Mais pour Berk Esen, politologue et assistant professeur à l’université Sabanci d’Istanbul, « Erdogan pousse pour une Seconde République, plus conservatrice, plus islamique, qui prend ses distances avec l’Occident ». « Il essaie d’imprimer sa marque dans tous les champs politiques importants et sur tous les projets. Mais qu’il s’agisse de célébrer l’Indépendance du pays ou d’honorer l’armée » dont le président est commandant en chef, « Mustafa Kemal est partout », note l’universitaire. « Il n’a pas totalement réussi à l’effacer, mais c’est probablement ce qu’il va tenter de faire après 2023 », parie-t-il auprès de l’AFP.
Culte de la mémoire
En attendant, Atatürk continue de faire l’objet d’un véritable culte de la mémoire en Turquie. Depuis sa mort d’une cirrhose du foie en 1938, à l’âge de 57 ans, les Turcs s’associent pour lui rendre hommage chaque 10 novembre à 9 h 05 – au jour et à l’heure exacte de son décès. Les sirènes résonnent dans tout le pays, la vie quotidienne s’arrête l’espace de deux minutes, que ce soit dans la rue ou même au milieu de la route. Un hommage lui est aussi rendu dans son mausolée situé à Ankara (« Anitkabir ») construit en 1953.
Ce lieu est, depuis, devenu symbolique, touristique mais aussi protocolaire. La coutume veut que chaque dirigeant étranger en visite officielle s’y rende. Le mausolée accueille également les dirigeants turcs lors d’événements et cérémonie officiels.
Ce fut par exemple le cas dimanche matin, lorsque le président Erdogan a assisté à une cérémonie commémorant le centenaire de la République, comme l’a indiqué la présidence sur « X » (anciennement Twitter).
« Pas d’émotion ni d’ambiance de fête »
Mais pour de nombreux observateurs, Recep Tayyip Erdogan se serait même volontiers passé des célébrations liées au centenaire de la République auxquelles ils reprochent, par avance, le manque d’éclat.
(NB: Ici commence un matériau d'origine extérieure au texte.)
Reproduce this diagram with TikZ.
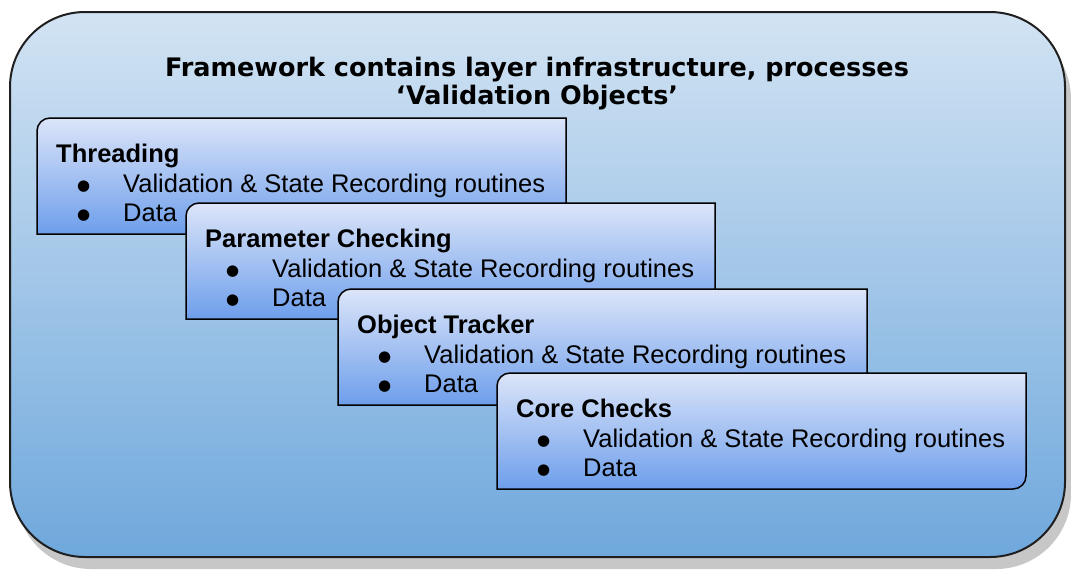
\documentclass[tikz,border=0pt]{standalone}
\usepackage{fontspec}
\setmainfont{Liberation Sans}
\newfontfamily\titlefont{DejaVu Sans}
\newfontfamily\symfont{DejaVu Sans}
\usepackage{xcolor}
\usepackage{tikz}
\definecolor{outertop}{HTML}{D2E3F3}
\definecolor{outerbot}{HTML}{6FA8DC}
\definecolor{layertop}{HTML}{DCE5F9}
\definecolor{layerbot}{HTML}{6D9EEB}
\def\layerw{529}
\def\layerh{116}
\def\rad{13}
\tikzstyle{every node}=[inner sep=0pt, font=\fontsize{25.5}{30}\selectfont]
\tikzstyle{layer}=[draw=black, line width=1.5pt, top color=layertop, bottom color=layerbot]
\tikzstyle{head}=[anchor=base west, font=\fontsize{25.5}{30}\selectfont\bfseries]
\tikzstyle{item}=[anchor=base west]
\newcommand{\bul}{\makebox[67pt][l]{\hspace*{21pt}\raisebox{1.5pt}{\symfont\fontsize{15}{18}\selectfont ●}}}

\begin{document}
\begin{tikzpicture}[x=1pt,y=1pt]
\useasboundingbox (0,0) rectangle (1071,-571);

% framework
\fill[black!22, rounded corners=75pt] (16,-24) rectangle (1071,-569);
\shade[draw=black!88, line width=2pt, rounded corners=75pt,
  top color=outertop, bottom color=outerbot] (10,-12) rectangle (1065,-557);
\node[anchor=north, align=center, font=\titlefont\fontsize{25.5}{28}\selectfont\bfseries]
  (title) at (537,-57) {Framework contains layer infrastructure, processes\\‘Validation Objects’};

% layers
\foreach \x/\y/\nm/\lbl in {37/118/thr/Threading, 186/203/par/Parameter Checking,
    338/289/obj/Object Tracker, 497/373/core/Core Checks} {
  \path[layer] (\x,-\y-\layerh) -- (\x,-\y-\rad)
    arc[start angle=180, end angle=90, radius=\rad pt] -- (\x+\layerw,-\y)
    -- (\x+\layerw,-\y-\layerh+\rad)
    arc[start angle=0, end angle=-90, radius=\rad pt] -- cycle;
  \node[head] (\nm) at (\x+19,-\y-44) {\lbl};
  \node[item] (\nm-a) at (\x+19,-\y-74) {\bul Validation \& State Recording routines};
  \node[item] (\nm-b) at (\x+19,-\y-103) {\bul Data};
}

\end{tikzpicture}
\end{document}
Le programme n’a été que tardivement publié, une semaine avant le Jour J. Il prévoit des feux d’artifices, une parade navale sur le Bosphore, des démonstrations de drones dans les cieux d’Istanbul, et des illuminations des lieux emblématiques du pays : de la mosquée Sainte-Sophie au site antique grec d’Ephèse et aux concrétions de Cappadoce.
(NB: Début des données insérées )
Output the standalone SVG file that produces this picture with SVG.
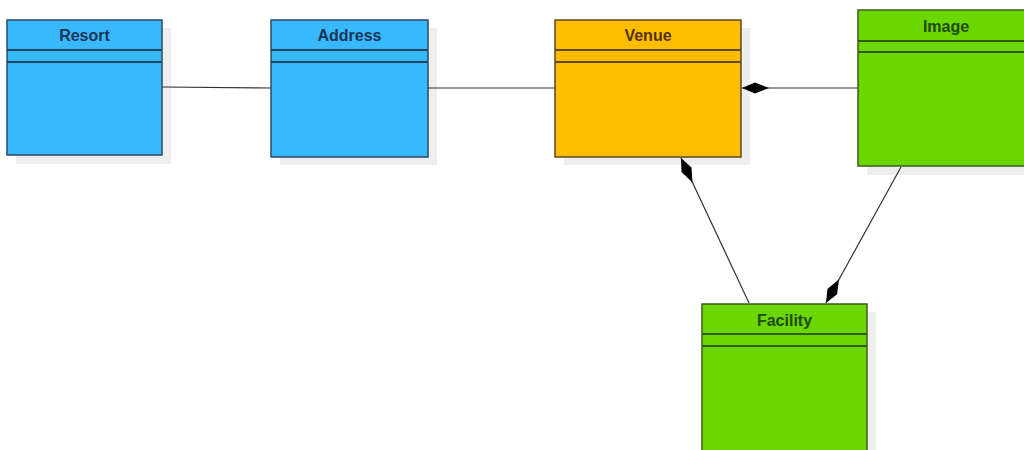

Mais « il n’y a pas d’émotion ni d’ambiance de fête. C’est comme si on éludait », regrette l’historien Ekrem Isin. « Les gens sont mécontents, rien n’a été fait pour créer une atmosphère de fête. (Le gouvernement) n’a même pas lancé d’invitations aux dirigeants étrangers » s’insurge Soli Özel, professeur de Relations Internationales à l’université Kadir Has d’Istanbul. « Et ça n’a rien à voir avec la guerre », assure-t-il, alors que la Turquie affiche son soutien aux populations palestiniennes sous les bombes à Gaza.
Samedi, à la veille de la fête nationale, le président a rallié un grand meeting « de soutien à la Palestine », organisé par son parti l’AKP à Istanbul – sur l’aéroport Atatürk désaffecté. Des images relayées sur X le montraient, cerné d’une écharpe aux couleurs des drapeaux turc et palestinien, devant des centaines de milliers de personnes.
Et des mairies AKP, comme celle de Gaziantep (dans le sud de la Turquie), ont érigé cette semaine un grand drapeau palestinien à quelques jours des célébrations. Le média turc A Haber a même relayé, la semaine dernière, sur X, une photo d’un drapeau palestinien accroché sur le château historique de Gaziantep.